Draw as many isosceles triangles that satisfy the following conditions: one angle measures 110°, and one side measures 6 cm. Label all angle and side measurements. How many triangles can be drawn under these conditions?

Answer:

Two triangles

Question 4.

Draw three nonidentical triangles so that two angles measure 50° and 60° and one side measures 5 cm.

a. Why are the triangles not identical?

b. Based on the diagrams you drew for part (a) and for Problem 2, what can you generalize about the criterion of three given angles in a triangle? Does this criterion determine a unique triangle?

Answer:

a. Though there is a correspondence that will match equal angles to equal angles, there is no correspondence that will match equal sides to equal sides.

b. No, it is possible to draw nonidentical triangles that all have the same three angle measurements but have different corresponding side lengths.

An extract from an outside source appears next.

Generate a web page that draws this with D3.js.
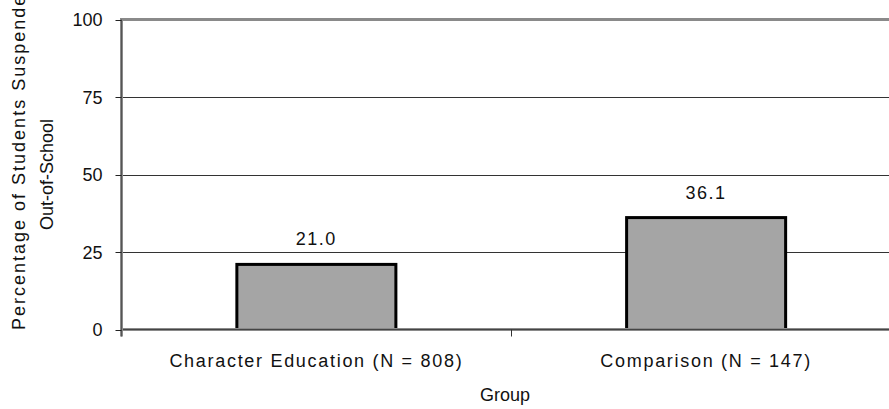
<!DOCTYPE html>
<html>
<head>
<meta charset="utf-8">
<script src="https://cdn.jsdelivr.net/npm/d3@7/dist/d3.min.js"></script>
<style>
  html, body { margin: 0; padding: 0; background: #fff; }
  svg { display: block; }
  text { font-family: "Liberation Sans", Arial, sans-serif; fill: #111; }
</style>
</head>
<body>
<svg id="chart" width="889" height="409"></svg>
<script>
// Out-of-school suspension rates by group
const categories = ["Character Education (N = 808)", "Comparison (N = 147)"];
const values = [21.0, 36.1];
const yTicks = [0, 25, 50, 75, 100];
const yTitleLines = ["Percentage of Students Suspended", "Out-of-School"];
const xTitle = "Group";

const svg = d3.select("#chart");
const W = 889, H = 409;
const plot = { left: 121.5, right: 901, top: 19.5, bottom: 329.5 };

const y = d3.scaleLinear().domain([0, 100]).range([plot.bottom, plot.top]);
const x = d3.scaleBand().domain(categories)
  .range([plot.left, plot.right])
  .paddingInner(0.592).paddingOuter(0.296);
// full-width category slots, used for the category tick marks
const slot = d3.scaleBand().domain(categories).range([plot.left, plot.right]).padding(0);

// inner gridlines
svg.append("g")
  .selectAll("line")
  .data(yTicks.filter(t => t > 0 && t < 100))
  .join("line")
  .attr("x1", plot.left).attr("x2", W)
  .attr("y1", d => Math.round(y(d)) + 0.5).attr("y2", d => Math.round(y(d)) + 0.5)
  .attr("stroke", "#333").attr("stroke-width", 1);

// top border of the plot area
svg.append("line")
  .attr("x1", plot.left).attr("x2", W)
  .attr("y1", plot.top).attr("y2", plot.top)
  .attr("stroke", "#8a8a8a").attr("stroke-width", 3);

// bars
svg.append("g")
  .selectAll("rect")
  .data(categories)
  .join("rect")
  .attr("x", d => x(d))
  .attr("y", (d, i) => y(values[i]))
  .attr("width", x.bandwidth())
  .attr("height", (d, i) => y(0) - y(values[i]))
  .attr("fill", "#a5a5a5")
  .attr("stroke", "#000")
  .attr("stroke-width", 3);

// value labels
svg.append("g")
  .selectAll("text")
  .data(categories)
  .join("text")
  .attr("x", d => x(d) + x.bandwidth() / 2)
  .attr("y", (d, i) => y(values[i]) - 19)
  .attr("text-anchor", "middle")
  .attr("font-size", 18)
  .attr("letter-spacing", 1.5)
  .text((d, i) => values[i].toFixed(1));

// category axis line
svg.append("line")
  .attr("x1", plot.left).attr("x2", W)
  .attr("y1", plot.bottom).attr("y2", plot.bottom)
  .attr("stroke", "#8a8a8a").attr("stroke-width", 3);
svg.append("line")
  .attr("x1", plot.left).attr("x2", W)
  .attr("y1", plot.bottom).attr("y2", plot.bottom)
  .attr("stroke", "#444").attr("stroke-width", 1);

// category tick marks between slots
svg.append("g")
  .selectAll("line")
  .data(categories.slice(1))
  .join("line")
  .attr("x1", d => Math.round(slot(d)) + 0.5).attr("x2", d => Math.round(slot(d)) + 0.5)
  .attr("y1", plot.bottom).attr("y2", plot.bottom + 7)
  .attr("stroke", "#333").attr("stroke-width", 1);

// value axis line
svg.append("line")
  .attr("x1", plot.left).attr("x2", plot.left)
  .attr("y1", plot.top - 1.5).attr("y2", plot.bottom + 7)
  .attr("stroke", "#8a8a8a").attr("stroke-width", 3);
svg.append("line")
  .attr("x1", plot.left).attr("x2", plot.left)
  .attr("y1", plot.top).attr("y2", plot.bottom + 7)
  .attr("stroke", "#555").attr("stroke-width", 1);

// value axis ticks and labels
const yAxis = svg.append("g");
yAxis.selectAll("line")
  .data(yTicks)
  .join("line")
  .attr("x1", plot.left - 6).attr("x2", plot.left)
  .attr("y1", d => Math.round(y(d)) + 0.5).attr("y2", d => Math.round(y(d)) + 0.5)
  .attr("stroke", "#222").attr("stroke-width", 1);
yAxis.selectAll("text")
  .data(yTicks)
  .join("text")
  .attr("x", plot.left - 19)
  .attr("y", d => y(d) + 6.5)
  .attr("text-anchor", "end")
  .attr("font-size", 18)
  .text(d => d);

// category labels
svg.append("g")
  .selectAll("text")
  .data(categories)
  .join("text")
  .attr("x", d => x(d) + x.bandwidth() / 2)
  .attr("y", 367)
  .attr("text-anchor", "middle")
  .attr("font-size", 18)
  .attr("letter-spacing", 1.7)
  .text(d => d);

// axis titles
svg.append("text")
  .attr("x", 505).attr("y", 401)
  .attr("text-anchor", "middle")
  .attr("font-size", 18)
  .text(xTitle);

// the first title line runs past the top edge of the chart area
svg.append("text")
  .attr("transform", "translate(25,330) rotate(-90)")
  .attr("text-anchor", "start")
  .attr("font-size", 18)
  .attr("letter-spacing", 2)
  .text(yTitleLines[0]);
svg.append("text")
  .attr("transform", `translate(52.5,${(plot.top + plot.bottom) / 2}) rotate(-90)`)
  .attr("text-anchor", "middle")
  .attr("font-size", 18)
  .text(yTitleLines[1]);
</script>
</body>
</html>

### Eureka Math Grade 7 Module 6 Lesson 8 Exit Ticket Answer Key

Question 1.

A student is given the following three side lengths of a triangle to use to draw a triangle.

______

__________

_______________

The student uses the longest of the three segments as side \(\overline{A B}\) of triangle △ABC. Explain what the student is doing with the two shorter lengths in the work below. Then, complete the drawing of the triangle.

Answer:

The student drew a circle with center A and a radius equal in length to the medium segment and a circle with center B and a radius equal in length to the smallest segment. The points of the circle A are all a distance equal to the medium segment from point A, and the points of the circle B are all a distance equal to the smallest segment from point B. The point where the two circles intersect indicates where both segments would meet when drawn from A and B, respectively.

Question 2.

Explain why the three triangles constructed in parts (c), (d), and (e) of the Exploratory Challenge were nonidentical.

Answer:

They were nonidentical because the two angles and one side length could be arranged in different ways that affected the structure of the triangle. The different arrangements resulted in differences in angle measurements and side lengths in the remaining parts.